I came from a family where most every relative was married in their teens, pushing a baby carriage in their teens (most-times the latter preceded the former) & roughly half of them were signing divorce papers in their 20’s.
How could this be, you may ask. I grew up on a virtual compound devoid of social and cultural entertainment options. Heck-there wasn’t even cable TV. So, well, er-u can guess what everyone was doing for fun.
This had me pretty nervous about my fate and I decided to make a strong plan to reduce the likelihood that this destiny was contagious.
So I became a technical dater.
Definition: One who does not date recreationally. Potential dates are pre-screened carefully to reduce wasted time and carefully cross examined upon the first engagement, which must be time defined and brief in nature and allow the chance for daylight examination of the candidate in a mutually agreed upon public place. Yeah- I was what some might describe as a controlling bitch…(spoiler alert-still am).
I really never understood recreational dating in the first place. My grandmother made me date some child who was interested in me whilst I was busy shamelessly whooping her 65 year old bowler’s butt. This “child” was 19 years old. I was 17. He took me to the beach. Plunked me down and went off with his guy friends to get some sucker to buy them beer. That was not my thing so I watched in horror as his idea of showing off was chucking a rock at a streetlamp to break the glass. I told him the date was over and paid around $100 (when that meant something) to take a taxi to my suburban home.
The result: No more “hey, you’re cute do u wanna go out” nonsense for me. I started doing old school tinder dating (which was letters and photos mailed to po boxes) and when my dating pool wasn’t big enough for my picky tastes-I started my own dating company at the age of 21. Selective Singles. Of course I skimmed the cream for my friends and myself. Yes, haven’t I already established that I am horrible?
Anyhow, after dating a few trillion times, I had the thing down to a science and my list of wants became very specific. I realized I fit best with a man who would never question a woman’s strength, so I needed a non-mommy’s boy who was raised by an independent woman. Probably divorced. Probably he would be a youngest or an only child or at the least, the only boy in the family.

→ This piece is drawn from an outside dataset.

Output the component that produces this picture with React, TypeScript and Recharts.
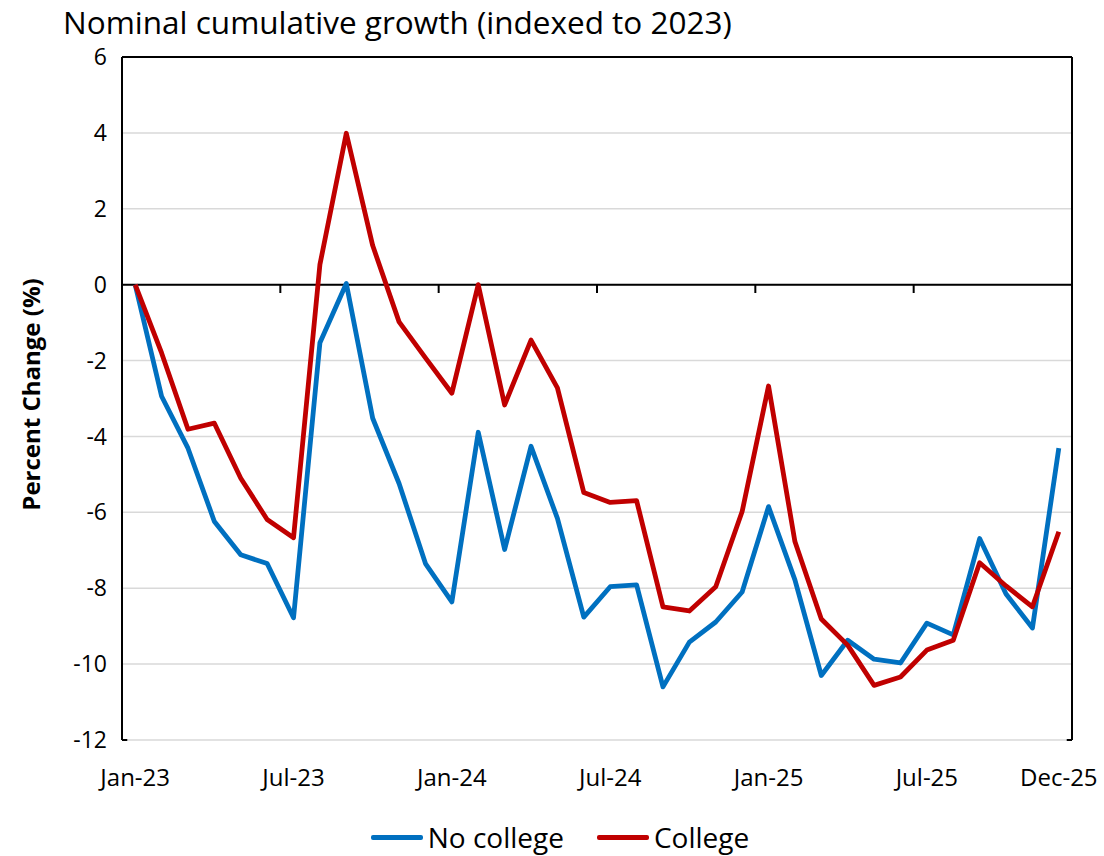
import { LineChart, Line, XAxis, YAxis, CartesianGrid, ReferenceLine } from "recharts"

const months = [
  "Jan-23", "Feb-23", "Mar-23", "Apr-23", "May-23", "Jun-23", "Jul-23", "Aug-23", "Sep-23", "Oct-23", "Nov-23", "Dec-23",
  "Jan-24", "Feb-24", "Mar-24", "Apr-24", "May-24", "Jun-24", "Jul-24", "Aug-24", "Sep-24", "Oct-24", "Nov-24", "Dec-24",
  "Jan-25", "Feb-25", "Mar-25", "Apr-25", "May-25", "Jun-25", "Jul-25", "Aug-25", "Sep-25", "Oct-25", "Nov-25", "Dec-25",
]

const noCollege = [
  0, -2.94, -4.31, -6.24, -7.12, -7.35, -8.78, -1.53, 0.03, -3.52, -5.24, -7.35,
  -8.36, -3.89, -6.98, -4.26, -6.16, -8.76, -7.96, -7.91, -10.6, -9.42, -8.89, -8.1,
  -5.85, -7.78, -10.3, -9.37, -9.87, -9.97, -8.92, -9.23, -6.69, -8.15, -9.05, -4.31,
]

const college = [
  0, -1.8, -3.81, -3.65, -5.1, -6.19, -6.67, 0.53, 3.99, 1.03, -0.98, -1.93,
  -2.86, 0, -3.17, -1.46, -2.72, -5.48, -5.74, -5.69, -8.49, -8.6, -7.96, -5.98,
  -2.67, -6.77, -8.81, -9.5, -10.56, -10.34, -9.63, -9.37, -7.33, -7.94, -8.49, -6.51,
]

const xTicks = [0, 6, 12, 18, 24, 30, 35]
const yTicks = [-12, -10, -8, -6, -4, -2, 0, 2, 4, 6]
// tick marks on the zero line sit between categories
const zeroTicks = [5.5, 11.5, 17.5, 23.5, 29.5, 35.5]

const data = months.map((m, i) => ({ x: i, month: m, noCollege: noCollege[i], college: college[i] }))

const FONT = "'Open Sans', Lato, sans-serif"

export default function App() {
  return (
    <div style={{ position: "absolute", left: 0, top: 0, width: 1104, height: 856, background: "#fff", fontFamily: FONT }}>
      <div style={{ position: "absolute", left: 63, top: 0, fontSize: 31.5, lineHeight: "43px", color: "#000", whiteSpace: "nowrap" }}>
        Nominal cumulative growth (indexed to 2023)
      </div>
      <LineChart
        width={1104}
        height={856}
        data={data}
        margin={{ top: 57, right: 32, left: 0, bottom: 0 }}
      >
        <CartesianGrid vertical={false} stroke="#d9d9d9" strokeWidth={1.5} />
        <XAxis
          dataKey="x"
          type="number"
          domain={[-0.5, 35.5]}
          ticks={xTicks}
          tickFormatter={(v: number) => months[v]}
          axisLine={false}
          tickLine={false}
          tickMargin={23}
          height={116}
          tick={{ fill: "#000", fontSize: 24, fontFamily: FONT }}
          interval={0}
        />
        <YAxis
          domain={[-12, 6]}
          ticks={yTicks}
          width={122}
          axisLine={{ stroke: "#000", strokeWidth: 2 }}
          tickLine={false}
          tickSize={0}
          tickMargin={15}
          tick={{ fill: "#000", fontSize: 23, fontFamily: FONT }}
          label={(props: any) => {
            const vb = props.viewBox || {}
            const cx = 30
            const cy = (vb.y ?? 57) + (vb.height ?? 683) / 2 - 4
            return (
              <text
                x={cx}
                y={cy}
                transform={`rotate(-90, ${cx}, ${cy})`}
                textAnchor="middle"
                dominantBaseline="central"
                fontSize={24}
                fontWeight="bold"
                fontFamily={FONT}
                fill="#000"
              >
                Percent Change (%)
              </text>
            )
          }}
        />
        <ReferenceLine y={6} stroke="#000" strokeWidth={2} />
        <ReferenceLine x={35.5} stroke="#000" strokeWidth={2} />
        <ReferenceLine y={0} stroke="#000" strokeWidth={2} />
        {zeroTicks.map((t) => (
          <ReferenceLine key={t} segment={[{ x: t, y: 0 }, { x: t, y: -0.22 }]} stroke="#000" strokeWidth={2} />
        ))}
        <ReferenceLine segment={[{ x: -0.5, y: -12 }, { x: -0.3, y: -12 }]} stroke="#000" strokeWidth={2} />
        <ReferenceLine segment={[{ x: 35.3, y: -12 }, { x: 35.5, y: -12 }]} stroke="#000" strokeWidth={2} />
        <Line
          type="linear"
          dataKey="noCollege"
          name="No college"
          stroke="#0070C0"
          strokeWidth={4.8}
          strokeLinejoin="round"
          dot={false}
          isAnimationActive={false}
        />
        <Line
          type="linear"
          dataKey="college"
          name="College"
          stroke="#C00000"
          strokeWidth={4.8}
          strokeLinejoin="round"
          dot={false}
          isAnimationActive={false}
        />
      </LineChart>
      <div
        style={{
          position: "absolute",
          left: 0,
          width: 1104,
          top: 818,
          height: 38,
          display: "flex",
          justifyContent: "center",
          alignItems: "center",
          gap: 33,
          fontSize: 28,
          color: "#000",
          paddingLeft: 8,
        }}
      >
        {[
          { label: "No college", color: "#0070C0" },
          { label: "College", color: "#C00000" },
        ].map((it) => (
          <div key={it.label} style={{ display: "flex", alignItems: "center", gap: 5 }}>
            <div style={{ width: 52, height: 5, background: it.color, borderRadius: 2 }} />
            <span>{it.label}</span>
          </div>
        ))}
      </div>
    </div>
  )
}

Yup-stuff like that meant that there was a 10% or less chance that there would even be a date…but at the end of a decade, I had dated about that percentage of North America.
My other musts were much less like CV items. It was finding a man with a sense of self. Somebody who did not need to fit in and could form his own opinions based on facts and retain an open mind to revisiting those beliefs if a good debate could persuade him to think otherwise. Now that is where the air becomes really thin.
Once I had a live one on the hook, I waited for ten dates to have sex. Two reasons for this: I didn’t want to waste time with the wrong person just because we had a physical connection. Secondly, why the HECK would anyone voluntarily surrender the amazing anticipatory euphoria that comes during this time of waiting? I mean why trade a sparkler for a firework show due to impatience? Too, this was my defacto #marshmallowexperiment. If u don’t know what that is, please google it…it is VERY important to find a mate with impulse control.
Now, not everyone is going to be interested in the things that I valued and some may find enjoyment in dating and having dalliances with virtual strangers…but for my money, I always had much more fun with familiar friends in shared activities & re the latter, I could always sate my own appetite.
I have another blog on this that goes into greater detail: https://coafse.com/passions for anyone seeking to crawl further down the rabbit hole with me. So, if u care about finding your best friend, you’re gonna have to spend a little more time on this goal than u do in the manicurist’s chair…but having a strong filter and not getting stuck is a giant time hack.
As with every goal. Usually the end result becomes secondary to the changes that u see in yourself whilst u r striving towards it. U will learn what u like in a potential mate. U will learn that the truth can be delivered in a kind way and it is always the best policy…& so much more.